Work to do >> Leaving the pictures aside, transcribe every line below exactly.

Recorded data >>
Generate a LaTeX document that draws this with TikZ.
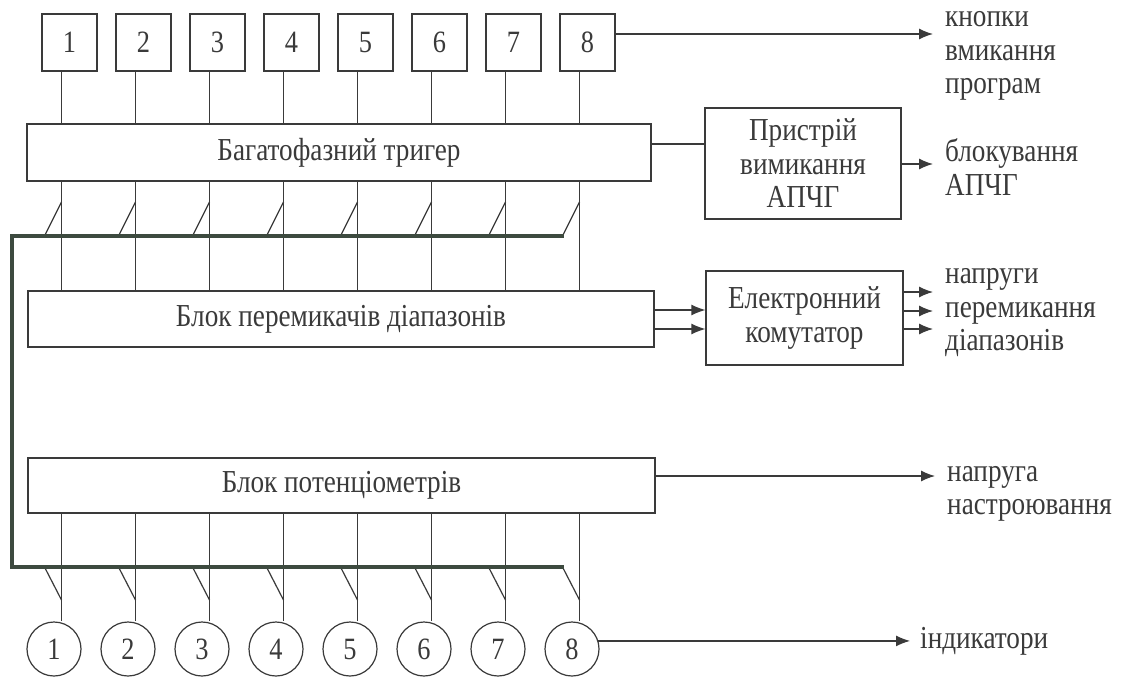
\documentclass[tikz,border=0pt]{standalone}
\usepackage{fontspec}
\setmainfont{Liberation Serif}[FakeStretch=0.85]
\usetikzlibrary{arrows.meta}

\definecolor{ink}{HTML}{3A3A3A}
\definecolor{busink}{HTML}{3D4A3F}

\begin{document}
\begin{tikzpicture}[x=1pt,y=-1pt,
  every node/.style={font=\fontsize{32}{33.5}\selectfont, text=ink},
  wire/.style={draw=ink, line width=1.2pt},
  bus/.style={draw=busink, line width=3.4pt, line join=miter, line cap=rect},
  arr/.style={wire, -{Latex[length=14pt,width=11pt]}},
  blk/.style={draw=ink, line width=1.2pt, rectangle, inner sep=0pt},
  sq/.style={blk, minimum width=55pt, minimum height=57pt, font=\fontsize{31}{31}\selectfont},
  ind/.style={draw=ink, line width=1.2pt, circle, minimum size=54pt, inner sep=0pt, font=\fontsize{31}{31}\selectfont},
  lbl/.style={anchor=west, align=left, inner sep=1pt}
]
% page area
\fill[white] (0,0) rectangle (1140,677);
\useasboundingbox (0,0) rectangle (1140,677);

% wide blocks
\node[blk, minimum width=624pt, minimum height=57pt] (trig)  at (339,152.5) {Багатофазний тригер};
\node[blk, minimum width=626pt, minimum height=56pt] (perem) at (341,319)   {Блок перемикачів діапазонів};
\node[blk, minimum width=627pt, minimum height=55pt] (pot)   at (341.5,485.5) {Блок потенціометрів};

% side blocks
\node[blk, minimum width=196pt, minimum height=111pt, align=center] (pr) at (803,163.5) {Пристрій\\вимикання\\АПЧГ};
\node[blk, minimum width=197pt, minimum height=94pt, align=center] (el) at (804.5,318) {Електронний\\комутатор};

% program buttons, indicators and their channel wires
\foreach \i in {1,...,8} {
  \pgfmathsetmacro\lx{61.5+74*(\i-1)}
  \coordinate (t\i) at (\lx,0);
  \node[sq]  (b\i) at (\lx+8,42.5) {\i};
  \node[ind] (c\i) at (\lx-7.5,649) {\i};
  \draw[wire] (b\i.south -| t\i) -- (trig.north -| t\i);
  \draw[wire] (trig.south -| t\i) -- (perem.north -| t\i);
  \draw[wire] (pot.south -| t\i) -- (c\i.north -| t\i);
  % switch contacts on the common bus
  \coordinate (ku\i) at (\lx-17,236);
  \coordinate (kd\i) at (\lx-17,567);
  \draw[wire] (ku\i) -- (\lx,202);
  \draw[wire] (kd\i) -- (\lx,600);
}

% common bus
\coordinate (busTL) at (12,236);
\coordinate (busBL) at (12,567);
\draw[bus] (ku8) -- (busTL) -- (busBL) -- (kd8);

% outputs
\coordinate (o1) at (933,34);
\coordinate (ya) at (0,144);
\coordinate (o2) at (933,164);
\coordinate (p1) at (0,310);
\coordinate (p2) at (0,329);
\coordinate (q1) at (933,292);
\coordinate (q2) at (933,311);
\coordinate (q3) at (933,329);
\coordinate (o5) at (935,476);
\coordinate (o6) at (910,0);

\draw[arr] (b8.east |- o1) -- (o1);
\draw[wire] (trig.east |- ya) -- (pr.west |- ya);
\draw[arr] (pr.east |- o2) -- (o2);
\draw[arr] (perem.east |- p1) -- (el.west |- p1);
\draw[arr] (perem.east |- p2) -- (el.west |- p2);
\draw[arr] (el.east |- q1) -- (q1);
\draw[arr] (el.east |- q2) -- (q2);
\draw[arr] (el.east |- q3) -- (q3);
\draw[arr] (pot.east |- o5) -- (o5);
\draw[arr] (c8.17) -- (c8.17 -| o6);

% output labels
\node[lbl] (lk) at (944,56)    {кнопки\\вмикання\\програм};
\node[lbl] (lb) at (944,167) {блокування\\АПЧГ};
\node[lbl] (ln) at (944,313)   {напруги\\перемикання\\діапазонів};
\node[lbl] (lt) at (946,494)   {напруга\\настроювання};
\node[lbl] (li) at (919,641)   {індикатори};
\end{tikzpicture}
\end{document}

The completed task >>
Generate a LaTeX document that draws this with TikZ.
\documentclass[tikz,border=0pt]{standalone}
\usepackage{fontspec}
\setmainfont{Liberation Serif}[FakeStretch=0.85]
\usetikzlibrary{arrows.meta}

\definecolor{ink}{HTML}{3A3A3A}
\definecolor{busink}{HTML}{3D4A3F}

\begin{document}
\begin{tikzpicture}[x=1pt,y=-1pt,
  every node/.style={font=\fontsize{32}{33.5}\selectfont, text=ink},
  wire/.style={draw=ink, line width=1.2pt},
  bus/.style={draw=busink, line width=3.4pt, line join=miter, line cap=rect},
  arr/.style={wire, -{Latex[length=14pt,width=11pt]}},
  blk/.style={draw=ink, line width=1.2pt, rectangle, inner sep=0pt},
  sq/.style={blk, minimum width=55pt, minimum height=57pt, font=\fontsize{31}{31}\selectfont},
  ind/.style={draw=ink, line width=1.2pt, circle, minimum size=54pt, inner sep=0pt, font=\fontsize{31}{31}\selectfont},
  lbl/.style={anchor=west, align=left, inner sep=1pt}
]
% page area
\fill[white] (0,0) rectangle (1140,677);
\useasboundingbox (0,0) rectangle (1140,677);

% wide blocks
\node[blk, minimum width=624pt, minimum height=57pt] (trig)  at (339,152.5) {Багатофазний тригер};
\node[blk, minimum width=626pt, minimum height=56pt] (perem) at (341,319)   {Блок перемикачів діапазонів};
\node[blk, minimum width=627pt, minimum height=55pt] (pot)   at (341.5,485.5) {Блок потенціометрів};

% side blocks
\node[blk, minimum width=196pt, minimum height=111pt, align=center] (pr) at (803,163.5) {Пристрій\\вимикання\\АПЧГ};
\node[blk, minimum width=197pt, minimum height=94pt, align=center] (el) at (804.5,318) {Електронний\\комутатор};

% program buttons, indicators and their channel wires
\foreach \i in {1,...,8} {
  \pgfmathsetmacro\lx{61.5+74*(\i-1)}
  \coordinate (t\i) at (\lx,0);
  \node[sq]  (b\i) at (\lx+8,42.5) {\i};
  \node[ind] (c\i) at (\lx-7.5,649) {\i};
  \draw[wire] (b\i.south -| t\i) -- (trig.north -| t\i);
  \draw[wire] (trig.south -| t\i) -- (perem.north -| t\i);
  \draw[wire] (pot.south -| t\i) -- (c\i.north -| t\i);
  % switch contacts on the common bus
  \coordinate (ku\i) at (\lx-17,236);
  \coordinate (kd\i) at (\lx-17,567);
  \draw[wire] (ku\i) -- (\lx,202);
  \draw[wire] (kd\i) -- (\lx,600);
}

% common bus
\coordinate (busTL) at (12,236);
\coordinate (busBL) at (12,567);
\draw[bus] (ku8) -- (busTL) -- (busBL) -- (kd8);

% outputs
\coordinate (o1) at (933,34);
\coordinate (ya) at (0,144);
\coordinate (o2) at (933,164);
\coordinate (p1) at (0,310);
\coordinate (p2) at (0,329);
\coordinate (q1) at (933,292);
\coordinate (q2) at (933,311);
\coordinate (q3) at (933,329);
\coordinate (o5) at (935,476);
\coordinate (o6) at (910,0);

\draw[arr] (b8.east |- o1) -- (o1);
\draw[wire] (trig.east |- ya) -- (pr.west |- ya);
\draw[arr] (pr.east |- o2) -- (o2);
\draw[arr] (perem.east |- p1) -- (el.west |- p1);
\draw[arr] (perem.east |- p2) -- (el.west |- p2);
\draw[arr] (el.east |- q1) -- (q1);
\draw[arr] (el.east |- q2) -- (q2);
\draw[arr] (el.east |- q3) -- (q3);
\draw[arr] (pot.east |- o5) -- (o5);
\draw[arr] (c8.17) -- (c8.17 -| o6);

% output labels
\node[lbl] (lk) at (944,56)    {кнопки\\вмикання\\програм};
\node[lbl] (lb) at (944,167) {блокування\\АПЧГ};
\node[lbl] (ln) at (944,313)   {напруги\\перемикання\\діапазонів};
\node[lbl] (lt) at (946,494)   {напруга\\настроювання};
\node[lbl] (li) at (919,641)   {індикатори};
\end{tikzpicture}
\end{document}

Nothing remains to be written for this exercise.